▸ **Exercise goal**: Below is a set of records; print all of them exactly as written.

* Begin *

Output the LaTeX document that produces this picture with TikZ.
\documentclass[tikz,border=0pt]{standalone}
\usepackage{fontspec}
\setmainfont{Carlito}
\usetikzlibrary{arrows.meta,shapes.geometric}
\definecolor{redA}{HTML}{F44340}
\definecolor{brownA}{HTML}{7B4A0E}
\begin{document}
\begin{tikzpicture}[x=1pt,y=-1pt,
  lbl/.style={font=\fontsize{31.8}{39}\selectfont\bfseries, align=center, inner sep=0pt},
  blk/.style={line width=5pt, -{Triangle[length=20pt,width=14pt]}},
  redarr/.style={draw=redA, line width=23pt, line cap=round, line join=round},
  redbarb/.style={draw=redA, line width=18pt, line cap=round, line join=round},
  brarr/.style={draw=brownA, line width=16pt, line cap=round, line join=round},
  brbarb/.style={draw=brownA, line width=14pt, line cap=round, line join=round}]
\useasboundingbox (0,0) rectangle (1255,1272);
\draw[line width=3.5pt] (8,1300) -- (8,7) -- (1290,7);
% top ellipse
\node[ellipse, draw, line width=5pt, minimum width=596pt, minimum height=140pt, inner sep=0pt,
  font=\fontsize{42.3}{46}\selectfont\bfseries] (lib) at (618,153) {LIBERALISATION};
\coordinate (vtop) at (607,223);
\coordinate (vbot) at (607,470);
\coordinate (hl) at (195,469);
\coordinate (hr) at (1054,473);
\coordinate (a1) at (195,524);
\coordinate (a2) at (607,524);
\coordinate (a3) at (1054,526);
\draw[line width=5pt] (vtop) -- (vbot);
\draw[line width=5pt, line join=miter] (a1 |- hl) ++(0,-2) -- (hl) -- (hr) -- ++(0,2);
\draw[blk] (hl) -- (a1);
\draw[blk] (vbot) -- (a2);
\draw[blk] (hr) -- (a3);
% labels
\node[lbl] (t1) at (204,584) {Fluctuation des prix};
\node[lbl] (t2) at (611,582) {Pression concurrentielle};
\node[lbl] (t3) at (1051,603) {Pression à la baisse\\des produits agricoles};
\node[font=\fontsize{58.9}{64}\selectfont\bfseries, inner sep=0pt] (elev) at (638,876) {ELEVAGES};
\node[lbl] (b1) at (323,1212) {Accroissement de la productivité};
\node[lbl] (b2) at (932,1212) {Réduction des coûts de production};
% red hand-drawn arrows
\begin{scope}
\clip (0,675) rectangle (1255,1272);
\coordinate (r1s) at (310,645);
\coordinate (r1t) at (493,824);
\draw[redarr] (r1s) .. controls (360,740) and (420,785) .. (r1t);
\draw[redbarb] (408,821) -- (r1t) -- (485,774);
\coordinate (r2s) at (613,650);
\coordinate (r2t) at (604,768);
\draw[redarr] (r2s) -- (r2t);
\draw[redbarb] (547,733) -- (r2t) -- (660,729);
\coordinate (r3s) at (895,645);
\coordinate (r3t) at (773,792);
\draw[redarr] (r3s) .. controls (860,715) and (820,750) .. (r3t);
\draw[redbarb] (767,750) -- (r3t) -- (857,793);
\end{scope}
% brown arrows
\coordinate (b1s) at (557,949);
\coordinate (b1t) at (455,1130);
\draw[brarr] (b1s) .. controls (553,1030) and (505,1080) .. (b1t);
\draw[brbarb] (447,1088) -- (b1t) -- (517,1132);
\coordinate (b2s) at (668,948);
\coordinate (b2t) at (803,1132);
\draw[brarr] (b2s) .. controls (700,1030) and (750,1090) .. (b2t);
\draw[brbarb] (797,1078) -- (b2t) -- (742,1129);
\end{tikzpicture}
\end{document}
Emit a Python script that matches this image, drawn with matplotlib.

* End *

▸ **Solution to this exercise**:
Output the LaTeX document that produces this picture with TikZ.
\documentclass[tikz,border=0pt]{standalone}
\usepackage{fontspec}
\setmainfont{Carlito}
\usetikzlibrary{arrows.meta,shapes.geometric}
\definecolor{redA}{HTML}{F44340}
\definecolor{brownA}{HTML}{7B4A0E}
\begin{document}
\begin{tikzpicture}[x=1pt,y=-1pt,
  lbl/.style={font=\fontsize{31.8}{39}\selectfont\bfseries, align=center, inner sep=0pt},
  blk/.style={line width=5pt, -{Triangle[length=20pt,width=14pt]}},
  redarr/.style={draw=redA, line width=23pt, line cap=round, line join=round},
  redbarb/.style={draw=redA, line width=18pt, line cap=round, line join=round},
  brarr/.style={draw=brownA, line width=16pt, line cap=round, line join=round},
  brbarb/.style={draw=brownA, line width=14pt, line cap=round, line join=round}]
\useasboundingbox (0,0) rectangle (1255,1272);
\draw[line width=3.5pt] (8,1300) -- (8,7) -- (1290,7);
% top ellipse
\node[ellipse, draw, line width=5pt, minimum width=596pt, minimum height=140pt, inner sep=0pt,
  font=\fontsize{42.3}{46}\selectfont\bfseries] (lib) at (618,153) {LIBERALISATION};
\coordinate (vtop) at (607,223);
\coordinate (vbot) at (607,470);
\coordinate (hl) at (195,469);
\coordinate (hr) at (1054,473);
\coordinate (a1) at (195,524);
\coordinate (a2) at (607,524);
\coordinate (a3) at (1054,526);
\draw[line width=5pt] (vtop) -- (vbot);
\draw[line width=5pt, line join=miter] (a1 |- hl) ++(0,-2) -- (hl) -- (hr) -- ++(0,2);
\draw[blk] (hl) -- (a1);
\draw[blk] (vbot) -- (a2);
\draw[blk] (hr) -- (a3);
% labels
\node[lbl] (t1) at (204,584) {Fluctuation des prix};
\node[lbl] (t2) at (611,582) {Pression concurrentielle};
\node[lbl] (t3) at (1051,603) {Pression à la baisse\\des produits agricoles};
\node[font=\fontsize{58.9}{64}\selectfont\bfseries, inner sep=0pt] (elev) at (638,876) {ELEVAGES};
\node[lbl] (b1) at (323,1212) {Accroissement de la productivité};
\node[lbl] (b2) at (932,1212) {Réduction des coûts de production};
% red hand-drawn arrows
\begin{scope}
\clip (0,675) rectangle (1255,1272);
\coordinate (r1s) at (310,645);
\coordinate (r1t) at (493,824);
\draw[redarr] (r1s) .. controls (360,740) and (420,785) .. (r1t);
\draw[redbarb] (408,821) -- (r1t) -- (485,774);
\coordinate (r2s) at (613,650);
\coordinate (r2t) at (604,768);
\draw[redarr] (r2s) -- (r2t);
\draw[redbarb] (547,733) -- (r2t) -- (660,729);
\coordinate (r3s) at (895,645);
\coordinate (r3t) at (773,792);
\draw[redarr] (r3s) .. controls (860,715) and (820,750) .. (r3t);
\draw[redbarb] (767,750) -- (r3t) -- (857,793);
\end{scope}
% brown arrows
\coordinate (b1s) at (557,949);
\coordinate (b1t) at (455,1130);
\draw[brarr] (b1s) .. controls (553,1030) and (505,1080) .. (b1t);
\draw[brbarb] (447,1088) -- (b1t) -- (517,1132);
\coordinate (b2s) at (668,948);
\coordinate (b2t) at (803,1132);
\draw[brarr] (b2s) .. controls (700,1030) and (750,1090) .. (b2t);
\draw[brbarb] (797,1078) -- (b2t) -- (742,1129);
\end{tikzpicture}
\end{document}
Emit a Python script that matches this image, drawn with matplotlib.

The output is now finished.